- **Collected material**:
____

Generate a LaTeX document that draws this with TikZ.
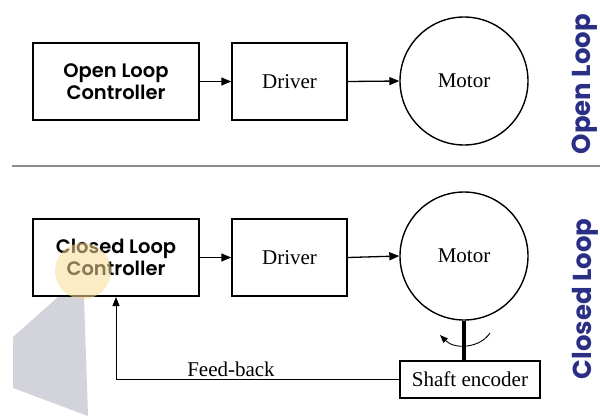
\documentclass[tikz,border=0pt]{standalone}
\usepackage{fontspec}
\setmainfont{Liberation Serif}
\newfontfamily\gothic{Poppins}[UprightFont=* SemiBold, BoldFont=* Bold]
\usetikzlibrary{arrows.meta}
\definecolor{navy}{HTML}{2A2F85}
\definecolor{rule}{HTML}{8C8C8C}
\definecolor{spot}{HTML}{F8DC98}
\definecolor{cone}{HTML}{D3D3DB}
\tikzset{
  ctrlbox/.style={draw, line width=2pt, minimum width=166pt, minimum height=77pt,
    align=center, font=\gothic\fontsize{19.5}{22}\selectfont},
  blockbox/.style={draw, line width=1.5pt, minimum width=115pt, minimum height=77pt,
    font=\fontsize{21}{24}\selectfont},
  motor/.style={draw, circle, line width=1.4pt, minimum size=128pt, inner sep=0pt,
    font=\fontsize{21}{24}\selectfont},
  encbox/.style={draw, line width=1.4pt, minimum width=140pt, minimum height=37pt,
    font=\fontsize{21}{24}\selectfont},
  flow/.style={line width=1.3pt, -{Triangle[length=10pt,width=8pt]}},
  sidelabel/.style={rotate=90, text=navy, font=\gothic\bfseries\fontsize{26}{30}\selectfont},
}
\begin{document}
\begin{tikzpicture}[x=1pt, y=-1pt]
\useasboundingbox (0,0) rectangle (600,416);

% pointer cone
\fill[cone] (58,297) -- (84,297) -- (88,416) -- (13,388) -- (13,337) -- cycle;

% open loop
\node[ctrlbox] (olc) at (116,81.5) {Open Loop\\Controller};
\node[blockbox] (odrv) at (289.5,81.5) {Driver};
\node[motor] (omot) at (464,81) {Motor};
\draw[flow] (olc.east) -- (odrv.west);
\draw[flow] (odrv.east) -- (omot.west);
\node[sidelabel] (olab) at (585,84) {Open Loop};

% separator
\coordinate (sepl) at (12,166);
\coordinate (sepr) at (600,166);
\draw[rule, line width=1.5pt] (sepl) -- (sepr);

% closed loop
\node[ctrlbox] (clc) at (116,257.5) {Closed Loop\\Controller};
\node[blockbox] (cdrv) at (289.5,257.5) {Driver};
\node[motor] (cmot) at (464,256) {Motor};
\node[encbox] (enc) at (470,379.5) {Shaft encoder};
\draw[flow] (clc.east) -- (cdrv.west);
\draw[flow] (cdrv.east) -- (cmot.west);
\draw[line width=4.5pt] (cmot.south) -- (cmot.south |- enc.north);
\coordinate (fbc) at (116,379.5);
\draw[line width=1pt, -{Triangle[length=9pt,width=7pt]}] (enc.west) -- (fbc) -- (fbc |- clc.south);
\node[font=\fontsize{21}{24}\selectfont, anchor=south, inner sep=2pt] (fb) at (231,379) {Feed-back};
\coordinate (rotA) at (490,333);
\coordinate (rotB) at (440,335);
\draw[line width=0.9pt, -{Triangle[length=8pt,width=6pt]}] (rotA) .. controls (480,348) and (455,350) .. (rotB);
\node[sidelabel] (clab) at (585,299) {Closed Loop};

% pointer spot, translucent over the text
\fill[spot, opacity=0.55] (83,271) circle (28);
\end{tikzpicture}
\end{document}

____

- **Work instructions**:
Omitting all images, print the listing exactly.

- **Response to the exercise**:
Generate a LaTeX document that draws this with TikZ.
\documentclass[tikz,border=0pt]{standalone}
\usepackage{fontspec}
\setmainfont{Liberation Serif}
\newfontfamily\gothic{Poppins}[UprightFont=* SemiBold, BoldFont=* Bold]
\usetikzlibrary{arrows.meta}
\definecolor{navy}{HTML}{2A2F85}
\definecolor{rule}{HTML}{8C8C8C}
\definecolor{spot}{HTML}{F8DC98}
\definecolor{cone}{HTML}{D3D3DB}
\tikzset{
  ctrlbox/.style={draw, line width=2pt, minimum width=166pt, minimum height=77pt,
    align=center, font=\gothic\fontsize{19.5}{22}\selectfont},
  blockbox/.style={draw, line width=1.5pt, minimum width=115pt, minimum height=77pt,
    font=\fontsize{21}{24}\selectfont},
  motor/.style={draw, circle, line width=1.4pt, minimum size=128pt, inner sep=0pt,
    font=\fontsize{21}{24}\selectfont},
  encbox/.style={draw, line width=1.4pt, minimum width=140pt, minimum height=37pt,
    font=\fontsize{21}{24}\selectfont},
  flow/.style={line width=1.3pt, -{Triangle[length=10pt,width=8pt]}},
  sidelabel/.style={rotate=90, text=navy, font=\gothic\bfseries\fontsize{26}{30}\selectfont},
}
\begin{document}
\begin{tikzpicture}[x=1pt, y=-1pt]
\useasboundingbox (0,0) rectangle (600,416);

% pointer cone
\fill[cone] (58,297) -- (84,297) -- (88,416) -- (13,388) -- (13,337) -- cycle;

% open loop
\node[ctrlbox] (olc) at (116,81.5) {Open Loop\\Controller};
\node[blockbox] (odrv) at (289.5,81.5) {Driver};
\node[motor] (omot) at (464,81) {Motor};
\draw[flow] (olc.east) -- (odrv.west);
\draw[flow] (odrv.east) -- (omot.west);
\node[sidelabel] (olab) at (585,84) {Open Loop};

% separator
\coordinate (sepl) at (12,166);
\coordinate (sepr) at (600,166);
\draw[rule, line width=1.5pt] (sepl) -- (sepr);

% closed loop
\node[ctrlbox] (clc) at (116,257.5) {Closed Loop\\Controller};
\node[blockbox] (cdrv) at (289.5,257.5) {Driver};
\node[motor] (cmot) at (464,256) {Motor};
\node[encbox] (enc) at (470,379.5) {Shaft encoder};
\draw[flow] (clc.east) -- (cdrv.west);
\draw[flow] (cdrv.east) -- (cmot.west);
\draw[line width=4.5pt] (cmot.south) -- (cmot.south |- enc.north);
\coordinate (fbc) at (116,379.5);
\draw[line width=1pt, -{Triangle[length=9pt,width=7pt]}] (enc.west) -- (fbc) -- (fbc |- clc.south);
\node[font=\fontsize{21}{24}\selectfont, anchor=south, inner sep=2pt] (fb) at (231,379) {Feed-back};
\coordinate (rotA) at (490,333);
\coordinate (rotB) at (440,335);
\draw[line width=0.9pt, -{Triangle[length=8pt,width=6pt]}] (rotA) .. controls (480,348) and (455,350) .. (rotB);
\node[sidelabel] (clab) at (585,299) {Closed Loop};

% pointer spot, translucent over the text
\fill[spot, opacity=0.55] (83,271) circle (28);
\end{tikzpicture}
\end{document}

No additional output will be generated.